Case 2: My wife gets a bite of tandoori chicken and likes it so much that she almost shoves a piece in my mouth. The power of suggestion is strong enough that I enjoy the chicken almost as much as she does. More importantly, I get to share this moment with my wife. Bonding is all about direct experience, not about delayed satisfaction.
Back to music.
Case 1: A colleague tells me that I really should check out such and such band. I put it in my queue of things to listen to, when I get the time. Once I finish what I was doing, I listen to a few seconds of a track recommended by that colleague. I can kind of hear what the colleague found interesting in the band's overall style but I'm not sure I'd want to keep it in my playlist. I wonder about reasons why this colleague felt a need to recommend that band. I become over-analytic and critical. I fail to enjoy the music.
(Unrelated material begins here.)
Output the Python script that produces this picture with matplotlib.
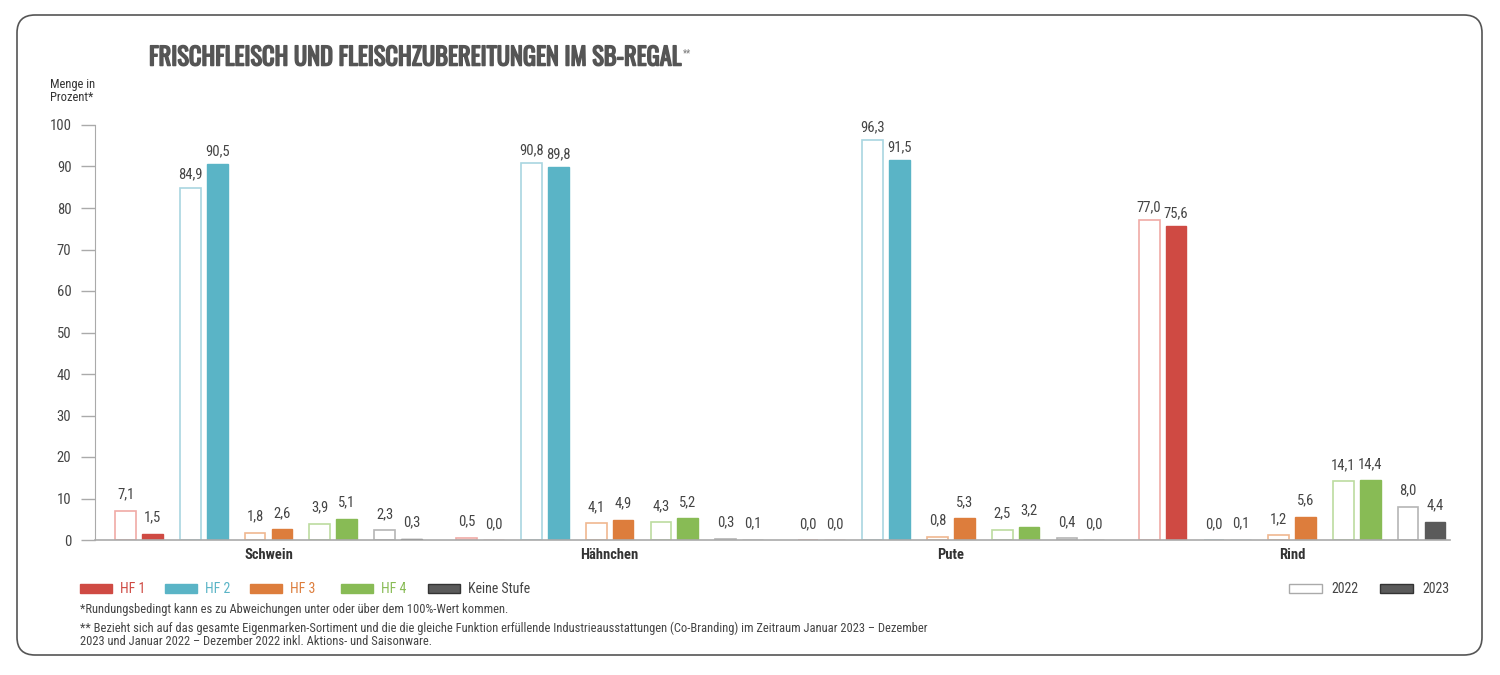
import matplotlib.pyplot as plt
import matplotlib.patheffects as pe
import numpy as np
from matplotlib.patches import Rectangle, FancyBboxPatch
from matplotlib import font_manager

# data
categories = ["Schwein", "Hähnchen", "Pute", "Rind"]
levels = ["HF 1", "HF 2", "HF 3", "HF 4", "Keine Stufe"]
years = ["2022", "2023"]
vals_2022 = [
    [7.1, 84.9, 1.8, 3.9, 2.3],
    [0.5, 90.8, 4.1, 4.3, 0.3],
    [0.0, 96.3, 0.8, 2.5, 0.4],
    [77.0, 0.0, 1.2, 14.1, 8.0],
]
vals_2023 = [
    [1.5, 90.5, 2.6, 5.1, 0.3],
    [0.0, 89.8, 4.9, 5.2, 0.1],
    [0.0, 91.5, 5.3, 3.2, 0.0],
    [75.6, 0.1, 5.6, 14.4, 4.4],
]
colors = ["#cf4a43", "#5ab4c6", "#dd7d3c", "#88bb55", "#5a5a5a"]
edge_2022 = ["#f0aaa6", "#a9d6e0", "#f0b890", "#bcdca0", "#b5b5b5"]

names = {f.name for f in font_manager.fontManager.ttflist}


def pick(*cands):
    for c in cands:
        if c in names:
            return c
    return "DejaVu Sans"


title_font = pick("Oswald", "Fjalla One", "Roboto Condensed", "Liberation Sans Narrow")
body_font = pick("Roboto Condensed", "Liberation Sans Narrow", "Roboto")
plt.rcParams['font.family'] = [body_font, "DejaVu Sans"]

fig = plt.figure(figsize=(15, 6.75), dpi=100)
fig.patch.set_facecolor("white")

# rounded frame
frame = FancyBboxPatch((17 / 1500, 1 - 655 / 675), (1482 - 17) / 1500, (655 - 15) / 675,
                       boxstyle="round,pad=0,rounding_size=0.012", transform=fig.transFigure,
                       facecolor="white", edgecolor="#555555", linewidth=1.2, mutation_aspect=2.2,
                       zorder=-5)
fig.patches.append(frame)

ax = fig.add_axes([95 / 1500, 1 - 540 / 675, (1450 - 95) / 1500, (540 - 125) / 675])
ax.set_facecolor("none")

step = 5.27
w = 0.32
off = 0.207
for c in range(len(categories)):
    for p in range(len(levels)):
        xc = c * step + p
        v0 = vals_2022[c][p]
        v1 = vals_2023[c][p]
        ax.bar(xc - off, v0, w, facecolor="white", edgecolor=edge_2022[p], linewidth=1.2)
        ax.bar(xc + off, v1, w, facecolor=colors[p], edgecolor=colors[p], linewidth=1.0)
        ax.text(xc - off, v0 + (2.2 if v0 < 50 else 1.5), f"{v0:.1f}".replace(".", ","),
                ha="center", va="bottom", fontsize=10.5, color="#444444")
        ax.text(xc + off, v1 + (2.2 if v1 < 50 else 1.5), f"{v1:.1f}".replace(".", ","),
                ha="center", va="bottom", fontsize=10.5, color="#444444")

ax.set_xlim(-0.68, 3 * step + 4 + 0.44)
ax.set_ylim(0, 100)
ax.set_yticks(np.arange(0, 101, 10))
ax.set_yticklabels([str(t) for t in range(0, 101, 10)], fontsize=10.5, color="#444444")
ax.tick_params(axis="y", length=10, width=1, color="#aaaaaa", pad=7)
ax.set_xticks([c * step + 2 for c in range(len(categories))])
ax.set_xticklabels(categories, fontsize=10.5, fontweight="bold", color="#333333")
ax.tick_params(axis="x", length=0, pad=6)
for s in ["top", "right"]:
    ax.spines[s].set_visible(False)
ax.spines["left"].set_color("#aaaaaa")
ax.spines["bottom"].set_color("#aaaaaa")
ax.spines["bottom"].set_linewidth(1.2)

# title (stroke makes the condensed font look heavier)
t = fig.text(149 / 1500, 1 - 58 / 675, "FRISCHFLEISCH UND FLEISCHZUBEREITUNGEN IM SB-REGAL",
             fontsize=17.6, fontweight="bold", color="#555555", va="center", ha="left",
             family=[title_font, "DejaVu Sans"])
t.set_path_effects([pe.withStroke(linewidth=1.1, foreground="#555555")])
if title_font == "DejaVu Sans":
    t.set_fontsize(12)
ax.annotate("**", xy=(1, 0.9), xycoords=t, xytext=(2, 0), textcoords="offset points",
            fontsize=7, color="#777777", va="top", ha="left", annotation_clip=False)

fig.text(50 / 1500, 1 - 91 / 675, "Menge in\nProzent*", fontsize=9, color="#333333", va="center",
         ha="left", linespacing=0.95)

# legend: levels
leg_x = [80, 165, 250, 341, 428]
for i, lab in enumerate(levels):
    x0 = leg_x[i] / 1500
    fig.patches.append(Rectangle((x0, 1 - 593 / 675), 32 / 1500, 9 / 675, transform=fig.transFigure,
                                 facecolor=colors[i], edgecolor=colors[i] if i < 4 else "#333333"))
    fig.text(x0 + 40 / 1500, 1 - 589 / 675, lab, fontsize=10,
             color=colors[i] if i < 4 else "#444444", va="center", ha="left")

# legend: years
fig.patches.append(Rectangle((1289 / 1500, 1 - 593 / 675), 33 / 1500, 9 / 675, transform=fig.transFigure,
                             facecolor="white", edgecolor="#aaaaaa"))
fig.text(1331 / 1500, 1 - 589 / 675, years[0], fontsize=10, color="#444444", va="center")
fig.patches.append(Rectangle((1380 / 1500, 1 - 593 / 675), 33 / 1500, 9 / 675, transform=fig.transFigure,
                             facecolor="#5a5a5a", edgecolor="#333333"))
fig.text(1422 / 1500, 1 - 589 / 675, years[1], fontsize=10, color="#444444", va="center")

fig.text(80 / 1500, 1 - 609 / 675,
         "*Rundungsbedingt kann es zu Abweichungen unter oder über dem 100%-Wert kommen.",
         fontsize=9, color="#444444", va="center")
fig.text(80 / 1500, 1 - 635 / 675,
         "** Bezieht sich auf das gesamte Eigenmarken-Sortiment und die die gleiche Funktion erfüllende "
         "Industrieausstattungen (Co-Branding) im Zeitraum Januar 2023 – Dezember\n"
         "2023 und Januar 2022 – Dezember 2022 inkl. Aktions- und Saisonware.",
         fontsize=9, color="#444444", va="center", linespacing=1.0)

fig.savefig("out.png", dpi=100, facecolor="white")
Case 2: During a class discussion about shamanism, a student sends the class a track of a piece inspired by Siberian shamans. We get to listen to it together and comment upon it. "Skip to 2:23," the student says. Through the power of suggestion and the importance of context, we all get to share a moment of intellectual and musical stimulation. Listening to that first excerpt, a second student thinks about the perfect complement, diphonic throat singing from Southcentral Asia. We all listen to that second excerpt, thinking about connections between the two. Both students now feel validated in their approach to music, and everyone gets to think about music in a new way.
Part of the issue is the technology. If DRM-crippled files can be shared, we can better accept the need for access control but we still end up with crippled files. Obviously, non-DRM files are easy to share. But the Big Four (Universal, EMI, Sony-BMG, Warner Music) have been unwilling to release non-DRM files until very recently. It has thus created an artificial division of music based on access controls and has had a chilling effect on music innovation.
Another set of issues relates to the perception of music as a "commodity." Like LPs and CDs, music files are but a trace of a given set of music performances and/or of studio work. In my mind, music is located in the way human beings share, exchange, communicate, and think through sounds. In my humble opinion, listening to music with other people, like participating in a music session (regardless of "talent") can be much more "musical" in this sense than buying music files or even recommending a band name.